[Start Source data]

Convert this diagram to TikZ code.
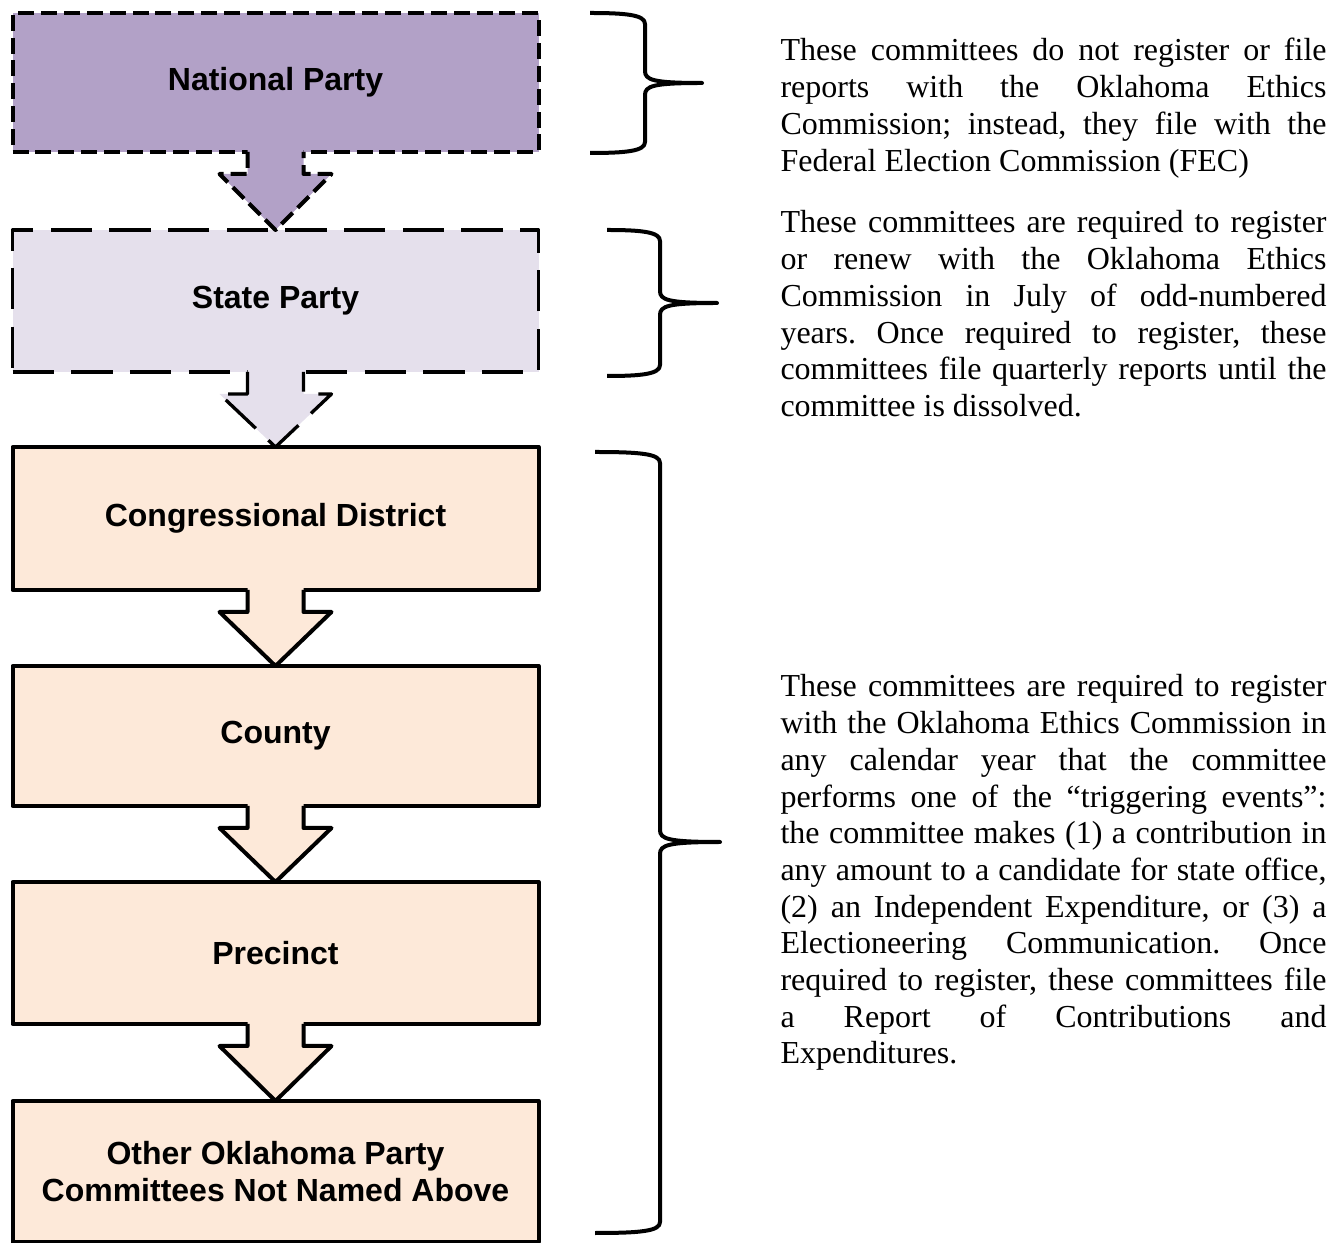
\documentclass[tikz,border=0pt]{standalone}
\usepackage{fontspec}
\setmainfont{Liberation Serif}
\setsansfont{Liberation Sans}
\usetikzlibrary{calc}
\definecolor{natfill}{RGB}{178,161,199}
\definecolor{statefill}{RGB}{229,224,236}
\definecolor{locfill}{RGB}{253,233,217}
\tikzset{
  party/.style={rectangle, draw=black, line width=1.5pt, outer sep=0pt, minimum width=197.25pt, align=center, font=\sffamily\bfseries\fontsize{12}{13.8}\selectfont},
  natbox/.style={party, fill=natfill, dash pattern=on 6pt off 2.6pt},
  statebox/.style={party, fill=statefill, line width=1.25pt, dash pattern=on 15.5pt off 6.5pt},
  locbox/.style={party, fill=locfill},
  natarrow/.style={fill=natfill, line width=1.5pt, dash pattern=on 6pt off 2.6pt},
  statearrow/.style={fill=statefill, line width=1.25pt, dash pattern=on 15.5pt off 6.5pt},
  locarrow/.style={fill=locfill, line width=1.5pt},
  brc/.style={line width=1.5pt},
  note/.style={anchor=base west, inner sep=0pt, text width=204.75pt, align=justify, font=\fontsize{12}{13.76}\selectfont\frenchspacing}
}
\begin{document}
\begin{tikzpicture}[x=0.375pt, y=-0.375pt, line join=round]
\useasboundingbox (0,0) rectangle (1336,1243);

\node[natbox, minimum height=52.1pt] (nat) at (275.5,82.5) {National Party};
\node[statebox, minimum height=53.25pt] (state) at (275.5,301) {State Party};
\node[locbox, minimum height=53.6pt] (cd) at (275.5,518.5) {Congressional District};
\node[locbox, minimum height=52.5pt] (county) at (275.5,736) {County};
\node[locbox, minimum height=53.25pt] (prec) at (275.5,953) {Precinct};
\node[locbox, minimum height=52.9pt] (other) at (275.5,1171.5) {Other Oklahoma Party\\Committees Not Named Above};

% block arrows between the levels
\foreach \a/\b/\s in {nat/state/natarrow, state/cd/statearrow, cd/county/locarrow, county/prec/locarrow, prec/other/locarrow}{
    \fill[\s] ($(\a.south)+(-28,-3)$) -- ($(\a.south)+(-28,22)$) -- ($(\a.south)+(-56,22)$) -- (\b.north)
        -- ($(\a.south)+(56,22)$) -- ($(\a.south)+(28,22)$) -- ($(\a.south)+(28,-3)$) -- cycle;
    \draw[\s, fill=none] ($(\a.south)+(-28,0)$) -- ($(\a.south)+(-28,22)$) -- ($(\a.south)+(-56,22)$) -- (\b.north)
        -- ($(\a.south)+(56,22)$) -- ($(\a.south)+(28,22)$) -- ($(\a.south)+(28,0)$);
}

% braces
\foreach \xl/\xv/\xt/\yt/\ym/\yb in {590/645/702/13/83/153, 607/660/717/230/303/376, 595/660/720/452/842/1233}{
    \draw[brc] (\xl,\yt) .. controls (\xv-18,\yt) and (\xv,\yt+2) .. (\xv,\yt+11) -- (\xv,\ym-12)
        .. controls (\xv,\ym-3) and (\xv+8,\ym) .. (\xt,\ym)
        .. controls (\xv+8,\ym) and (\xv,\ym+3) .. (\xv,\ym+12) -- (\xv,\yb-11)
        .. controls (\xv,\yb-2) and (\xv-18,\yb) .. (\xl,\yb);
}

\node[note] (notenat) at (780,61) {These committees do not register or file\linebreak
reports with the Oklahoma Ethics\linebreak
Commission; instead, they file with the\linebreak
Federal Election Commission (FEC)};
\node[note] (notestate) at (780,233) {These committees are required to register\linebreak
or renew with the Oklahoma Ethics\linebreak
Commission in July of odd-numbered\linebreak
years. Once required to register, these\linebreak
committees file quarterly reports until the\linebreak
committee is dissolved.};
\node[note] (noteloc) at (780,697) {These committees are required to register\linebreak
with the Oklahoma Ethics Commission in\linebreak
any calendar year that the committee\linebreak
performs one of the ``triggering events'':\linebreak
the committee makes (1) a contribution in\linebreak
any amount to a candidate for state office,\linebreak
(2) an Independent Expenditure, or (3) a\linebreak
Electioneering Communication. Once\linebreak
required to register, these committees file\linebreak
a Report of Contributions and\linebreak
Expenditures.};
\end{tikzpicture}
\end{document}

[End Source data]

Without the images, write out each line of the data verbatim.

Convert this diagram to TikZ code.
\documentclass[tikz,border=0pt]{standalone}
\usepackage{fontspec}
\setmainfont{Liberation Serif}
\setsansfont{Liberation Sans}
\usetikzlibrary{calc}
\definecolor{natfill}{RGB}{178,161,199}
\definecolor{statefill}{RGB}{229,224,236}
\definecolor{locfill}{RGB}{253,233,217}
\tikzset{
  party/.style={rectangle, draw=black, line width=1.5pt, outer sep=0pt, minimum width=197.25pt, align=center, font=\sffamily\bfseries\fontsize{12}{13.8}\selectfont},
  natbox/.style={party, fill=natfill, dash pattern=on 6pt off 2.6pt},
  statebox/.style={party, fill=statefill, line width=1.25pt, dash pattern=on 15.5pt off 6.5pt},
  locbox/.style={party, fill=locfill},
  natarrow/.style={fill=natfill, line width=1.5pt, dash pattern=on 6pt off 2.6pt},
  statearrow/.style={fill=statefill, line width=1.25pt, dash pattern=on 15.5pt off 6.5pt},
  locarrow/.style={fill=locfill, line width=1.5pt},
  brc/.style={line width=1.5pt},
  note/.style={anchor=base west, inner sep=0pt, text width=204.75pt, align=justify, font=\fontsize{12}{13.76}\selectfont\frenchspacing}
}
\begin{document}
\begin{tikzpicture}[x=0.375pt, y=-0.375pt, line join=round]
\useasboundingbox (0,0) rectangle (1336,1243);

\node[natbox, minimum height=52.1pt] (nat) at (275.5,82.5) {National Party};
\node[statebox, minimum height=53.25pt] (state) at (275.5,301) {State Party};
\node[locbox, minimum height=53.6pt] (cd) at (275.5,518.5) {Congressional District};
\node[locbox, minimum height=52.5pt] (county) at (275.5,736) {County};
\node[locbox, minimum height=53.25pt] (prec) at (275.5,953) {Precinct};
\node[locbox, minimum height=52.9pt] (other) at (275.5,1171.5) {Other Oklahoma Party\\Committees Not Named Above};

% block arrows between the levels
\foreach \a/\b/\s in {nat/state/natarrow, state/cd/statearrow, cd/county/locarrow, county/prec/locarrow, prec/other/locarrow}{
    \fill[\s] ($(\a.south)+(-28,-3)$) -- ($(\a.south)+(-28,22)$) -- ($(\a.south)+(-56,22)$) -- (\b.north)
        -- ($(\a.south)+(56,22)$) -- ($(\a.south)+(28,22)$) -- ($(\a.south)+(28,-3)$) -- cycle;
    \draw[\s, fill=none] ($(\a.south)+(-28,0)$) -- ($(\a.south)+(-28,22)$) -- ($(\a.south)+(-56,22)$) -- (\b.north)
        -- ($(\a.south)+(56,22)$) -- ($(\a.south)+(28,22)$) -- ($(\a.south)+(28,0)$);
}

% braces
\foreach \xl/\xv/\xt/\yt/\ym/\yb in {590/645/702/13/83/153, 607/660/717/230/303/376, 595/660/720/452/842/1233}{
    \draw[brc] (\xl,\yt) .. controls (\xv-18,\yt) and (\xv,\yt+2) .. (\xv,\yt+11) -- (\xv,\ym-12)
        .. controls (\xv,\ym-3) and (\xv+8,\ym) .. (\xt,\ym)
        .. controls (\xv+8,\ym) and (\xv,\ym+3) .. (\xv,\ym+12) -- (\xv,\yb-11)
        .. controls (\xv,\yb-2) and (\xv-18,\yb) .. (\xl,\yb);
}

\node[note] (notenat) at (780,61) {These committees do not register or file\linebreak
reports with the Oklahoma Ethics\linebreak
Commission; instead, they file with the\linebreak
Federal Election Commission (FEC)};
\node[note] (notestate) at (780,233) {These committees are required to register\linebreak
or renew with the Oklahoma Ethics\linebreak
Commission in July of odd-numbered\linebreak
years. Once required to register, these\linebreak
committees file quarterly reports until the\linebreak
committee is dissolved.};
\node[note] (noteloc) at (780,697) {These committees are required to register\linebreak
with the Oklahoma Ethics Commission in\linebreak
any calendar year that the committee\linebreak
performs one of the ``triggering events'':\linebreak
the committee makes (1) a contribution in\linebreak
any amount to a candidate for state office,\linebreak
(2) an Independent Expenditure, or (3) a\linebreak
Electioneering Communication. Once\linebreak
required to register, these committees file\linebreak
a Report of Contributions and\linebreak
Expenditures.};
\end{tikzpicture}
\end{document}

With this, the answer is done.